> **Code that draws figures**
** BEGIN **

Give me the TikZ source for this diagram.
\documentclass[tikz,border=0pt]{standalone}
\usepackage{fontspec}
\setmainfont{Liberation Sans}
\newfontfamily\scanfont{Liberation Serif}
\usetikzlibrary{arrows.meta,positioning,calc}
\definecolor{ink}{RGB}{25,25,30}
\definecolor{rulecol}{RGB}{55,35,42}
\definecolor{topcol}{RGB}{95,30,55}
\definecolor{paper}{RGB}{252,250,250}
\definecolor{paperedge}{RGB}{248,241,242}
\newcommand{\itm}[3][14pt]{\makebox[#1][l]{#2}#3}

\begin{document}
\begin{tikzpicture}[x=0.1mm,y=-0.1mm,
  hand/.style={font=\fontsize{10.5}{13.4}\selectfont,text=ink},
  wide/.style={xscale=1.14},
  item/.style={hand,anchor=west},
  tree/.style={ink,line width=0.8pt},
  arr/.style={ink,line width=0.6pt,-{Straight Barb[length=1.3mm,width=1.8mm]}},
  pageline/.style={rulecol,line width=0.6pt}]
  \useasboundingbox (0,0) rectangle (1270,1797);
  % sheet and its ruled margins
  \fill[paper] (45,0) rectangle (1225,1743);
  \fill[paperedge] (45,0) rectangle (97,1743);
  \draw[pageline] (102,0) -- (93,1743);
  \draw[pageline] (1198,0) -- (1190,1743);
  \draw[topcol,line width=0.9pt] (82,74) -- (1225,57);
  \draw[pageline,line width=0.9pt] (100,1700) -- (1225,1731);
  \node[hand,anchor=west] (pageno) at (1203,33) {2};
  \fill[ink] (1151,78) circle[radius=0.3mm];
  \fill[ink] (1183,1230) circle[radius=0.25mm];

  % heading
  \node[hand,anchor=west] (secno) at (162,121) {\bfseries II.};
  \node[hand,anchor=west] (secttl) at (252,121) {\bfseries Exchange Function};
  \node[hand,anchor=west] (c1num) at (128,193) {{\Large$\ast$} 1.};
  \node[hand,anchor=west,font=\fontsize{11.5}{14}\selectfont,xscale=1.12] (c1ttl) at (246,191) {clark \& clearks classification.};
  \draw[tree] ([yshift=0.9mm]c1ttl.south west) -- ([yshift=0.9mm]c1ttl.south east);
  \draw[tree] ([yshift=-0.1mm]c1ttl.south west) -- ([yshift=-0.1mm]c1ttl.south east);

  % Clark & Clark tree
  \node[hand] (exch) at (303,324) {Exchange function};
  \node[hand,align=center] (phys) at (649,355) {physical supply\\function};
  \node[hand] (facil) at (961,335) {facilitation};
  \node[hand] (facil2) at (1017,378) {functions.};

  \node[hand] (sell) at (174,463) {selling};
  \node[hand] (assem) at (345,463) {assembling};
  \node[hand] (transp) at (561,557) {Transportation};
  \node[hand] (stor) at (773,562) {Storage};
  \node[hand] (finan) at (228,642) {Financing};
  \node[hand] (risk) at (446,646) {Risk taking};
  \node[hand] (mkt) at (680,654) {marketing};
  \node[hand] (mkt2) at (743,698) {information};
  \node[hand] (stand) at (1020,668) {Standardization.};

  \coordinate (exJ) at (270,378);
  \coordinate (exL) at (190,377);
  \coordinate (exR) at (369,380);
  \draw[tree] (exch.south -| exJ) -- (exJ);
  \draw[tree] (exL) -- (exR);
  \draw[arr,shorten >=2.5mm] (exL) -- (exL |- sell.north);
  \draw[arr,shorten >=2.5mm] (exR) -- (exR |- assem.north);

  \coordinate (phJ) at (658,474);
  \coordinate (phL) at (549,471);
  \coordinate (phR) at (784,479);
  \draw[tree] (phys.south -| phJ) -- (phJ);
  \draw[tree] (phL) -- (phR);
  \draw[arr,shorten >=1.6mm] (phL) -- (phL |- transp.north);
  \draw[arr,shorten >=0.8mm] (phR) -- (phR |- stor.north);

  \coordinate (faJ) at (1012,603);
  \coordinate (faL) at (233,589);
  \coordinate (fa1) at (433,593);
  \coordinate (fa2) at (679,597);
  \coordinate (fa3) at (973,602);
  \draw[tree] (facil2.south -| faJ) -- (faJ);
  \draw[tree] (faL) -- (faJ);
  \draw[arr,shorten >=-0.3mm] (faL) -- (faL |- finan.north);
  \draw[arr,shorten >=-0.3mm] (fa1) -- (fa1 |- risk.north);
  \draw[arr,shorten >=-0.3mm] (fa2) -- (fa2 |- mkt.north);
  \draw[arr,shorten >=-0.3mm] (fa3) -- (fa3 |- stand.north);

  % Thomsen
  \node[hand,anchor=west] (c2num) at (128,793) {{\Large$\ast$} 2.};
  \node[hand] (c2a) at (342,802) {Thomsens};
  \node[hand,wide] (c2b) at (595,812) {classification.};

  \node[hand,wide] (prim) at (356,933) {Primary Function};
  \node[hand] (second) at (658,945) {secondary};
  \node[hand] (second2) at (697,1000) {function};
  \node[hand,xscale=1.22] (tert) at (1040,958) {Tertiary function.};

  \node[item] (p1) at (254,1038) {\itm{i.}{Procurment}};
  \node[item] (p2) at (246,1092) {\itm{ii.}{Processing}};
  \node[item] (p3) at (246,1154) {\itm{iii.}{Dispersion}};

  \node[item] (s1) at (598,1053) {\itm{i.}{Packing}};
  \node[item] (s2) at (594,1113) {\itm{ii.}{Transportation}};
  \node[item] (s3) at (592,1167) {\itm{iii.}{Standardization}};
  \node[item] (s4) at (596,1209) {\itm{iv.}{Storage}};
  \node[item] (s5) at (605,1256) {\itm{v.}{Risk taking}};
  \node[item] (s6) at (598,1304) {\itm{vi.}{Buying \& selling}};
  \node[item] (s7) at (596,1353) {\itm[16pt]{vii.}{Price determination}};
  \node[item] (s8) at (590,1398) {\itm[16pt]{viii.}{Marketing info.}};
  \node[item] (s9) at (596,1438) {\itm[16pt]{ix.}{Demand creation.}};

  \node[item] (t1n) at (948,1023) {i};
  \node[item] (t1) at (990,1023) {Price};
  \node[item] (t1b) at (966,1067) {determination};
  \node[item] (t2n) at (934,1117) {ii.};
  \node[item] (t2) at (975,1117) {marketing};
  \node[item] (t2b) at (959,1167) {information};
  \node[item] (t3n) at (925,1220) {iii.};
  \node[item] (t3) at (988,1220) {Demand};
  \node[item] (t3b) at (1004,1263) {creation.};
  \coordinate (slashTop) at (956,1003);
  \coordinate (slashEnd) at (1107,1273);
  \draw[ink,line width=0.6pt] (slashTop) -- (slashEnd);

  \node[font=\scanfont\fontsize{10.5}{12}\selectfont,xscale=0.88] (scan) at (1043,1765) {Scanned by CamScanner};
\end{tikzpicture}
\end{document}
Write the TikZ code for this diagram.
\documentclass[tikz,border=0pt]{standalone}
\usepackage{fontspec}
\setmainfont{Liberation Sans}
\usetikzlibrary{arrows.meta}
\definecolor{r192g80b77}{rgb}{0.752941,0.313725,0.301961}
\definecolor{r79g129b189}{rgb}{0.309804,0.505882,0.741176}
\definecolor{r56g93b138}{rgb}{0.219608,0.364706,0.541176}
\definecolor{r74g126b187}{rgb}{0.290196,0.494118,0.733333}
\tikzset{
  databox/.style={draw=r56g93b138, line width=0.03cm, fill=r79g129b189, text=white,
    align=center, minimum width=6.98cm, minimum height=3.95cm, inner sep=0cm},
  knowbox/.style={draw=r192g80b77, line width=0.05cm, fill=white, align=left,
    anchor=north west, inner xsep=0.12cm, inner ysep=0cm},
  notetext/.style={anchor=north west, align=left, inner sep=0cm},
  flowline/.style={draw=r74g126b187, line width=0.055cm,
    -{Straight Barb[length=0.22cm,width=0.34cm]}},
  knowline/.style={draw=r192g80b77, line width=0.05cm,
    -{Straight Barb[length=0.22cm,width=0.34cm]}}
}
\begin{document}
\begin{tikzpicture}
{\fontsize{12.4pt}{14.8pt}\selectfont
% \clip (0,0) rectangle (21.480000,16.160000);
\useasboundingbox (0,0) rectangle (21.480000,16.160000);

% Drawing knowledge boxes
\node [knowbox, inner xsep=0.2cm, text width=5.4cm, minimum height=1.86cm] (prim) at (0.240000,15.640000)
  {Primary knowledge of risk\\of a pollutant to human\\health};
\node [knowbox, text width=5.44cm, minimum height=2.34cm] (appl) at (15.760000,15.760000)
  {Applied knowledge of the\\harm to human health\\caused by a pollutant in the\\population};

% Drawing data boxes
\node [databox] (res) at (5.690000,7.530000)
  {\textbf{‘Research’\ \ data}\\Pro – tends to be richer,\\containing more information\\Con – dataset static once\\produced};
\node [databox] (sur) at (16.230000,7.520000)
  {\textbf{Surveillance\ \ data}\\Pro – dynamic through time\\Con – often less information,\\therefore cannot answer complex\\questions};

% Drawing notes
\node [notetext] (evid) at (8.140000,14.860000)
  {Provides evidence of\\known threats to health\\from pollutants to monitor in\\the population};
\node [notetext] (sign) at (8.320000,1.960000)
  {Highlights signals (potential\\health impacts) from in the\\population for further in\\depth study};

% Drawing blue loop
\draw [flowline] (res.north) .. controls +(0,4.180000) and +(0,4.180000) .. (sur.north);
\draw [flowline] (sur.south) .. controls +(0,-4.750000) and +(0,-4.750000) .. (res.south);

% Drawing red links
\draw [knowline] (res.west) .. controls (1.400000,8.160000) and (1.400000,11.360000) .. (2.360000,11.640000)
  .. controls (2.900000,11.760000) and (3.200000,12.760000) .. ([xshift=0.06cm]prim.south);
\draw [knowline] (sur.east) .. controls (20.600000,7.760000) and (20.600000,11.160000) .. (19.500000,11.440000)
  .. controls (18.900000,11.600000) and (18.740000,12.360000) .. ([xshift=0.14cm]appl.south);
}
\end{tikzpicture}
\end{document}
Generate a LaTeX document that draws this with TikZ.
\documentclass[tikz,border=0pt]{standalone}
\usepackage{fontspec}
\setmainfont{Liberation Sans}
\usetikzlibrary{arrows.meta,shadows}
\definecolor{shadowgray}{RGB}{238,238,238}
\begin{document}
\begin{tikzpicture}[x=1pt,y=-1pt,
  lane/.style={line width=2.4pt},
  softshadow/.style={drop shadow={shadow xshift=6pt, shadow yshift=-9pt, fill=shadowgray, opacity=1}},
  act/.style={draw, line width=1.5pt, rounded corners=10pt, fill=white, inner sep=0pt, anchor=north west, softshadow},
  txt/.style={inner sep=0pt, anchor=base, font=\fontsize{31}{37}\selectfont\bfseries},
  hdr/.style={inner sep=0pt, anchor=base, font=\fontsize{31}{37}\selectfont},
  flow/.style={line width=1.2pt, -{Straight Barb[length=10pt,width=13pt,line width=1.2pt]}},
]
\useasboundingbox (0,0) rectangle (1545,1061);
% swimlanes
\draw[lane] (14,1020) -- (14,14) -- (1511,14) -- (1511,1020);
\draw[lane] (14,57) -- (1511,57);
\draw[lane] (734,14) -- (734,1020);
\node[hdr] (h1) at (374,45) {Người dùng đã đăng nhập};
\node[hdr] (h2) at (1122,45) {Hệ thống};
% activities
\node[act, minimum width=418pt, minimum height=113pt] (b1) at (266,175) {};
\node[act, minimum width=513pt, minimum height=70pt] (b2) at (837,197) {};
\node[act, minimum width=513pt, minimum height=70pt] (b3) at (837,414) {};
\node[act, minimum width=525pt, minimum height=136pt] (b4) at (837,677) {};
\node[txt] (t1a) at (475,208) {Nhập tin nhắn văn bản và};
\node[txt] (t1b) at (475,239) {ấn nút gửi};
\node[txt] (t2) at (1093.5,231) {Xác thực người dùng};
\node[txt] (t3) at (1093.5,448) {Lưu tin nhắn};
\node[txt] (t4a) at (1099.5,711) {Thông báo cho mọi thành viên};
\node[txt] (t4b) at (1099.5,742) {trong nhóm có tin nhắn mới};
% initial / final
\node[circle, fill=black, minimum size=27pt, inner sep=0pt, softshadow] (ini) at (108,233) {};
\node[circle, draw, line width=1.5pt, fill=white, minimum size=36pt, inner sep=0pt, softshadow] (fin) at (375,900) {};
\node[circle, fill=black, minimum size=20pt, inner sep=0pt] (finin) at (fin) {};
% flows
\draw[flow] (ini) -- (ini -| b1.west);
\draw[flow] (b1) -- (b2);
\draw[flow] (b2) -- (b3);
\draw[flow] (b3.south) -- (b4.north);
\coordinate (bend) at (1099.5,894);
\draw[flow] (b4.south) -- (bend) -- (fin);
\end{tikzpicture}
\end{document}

** END **

> **Stated task**
In the entries above, find each line with the string "diagram" and copy it.

> **Problem solution**
Give me the TikZ source for this diagram.
Write the TikZ code for this diagram.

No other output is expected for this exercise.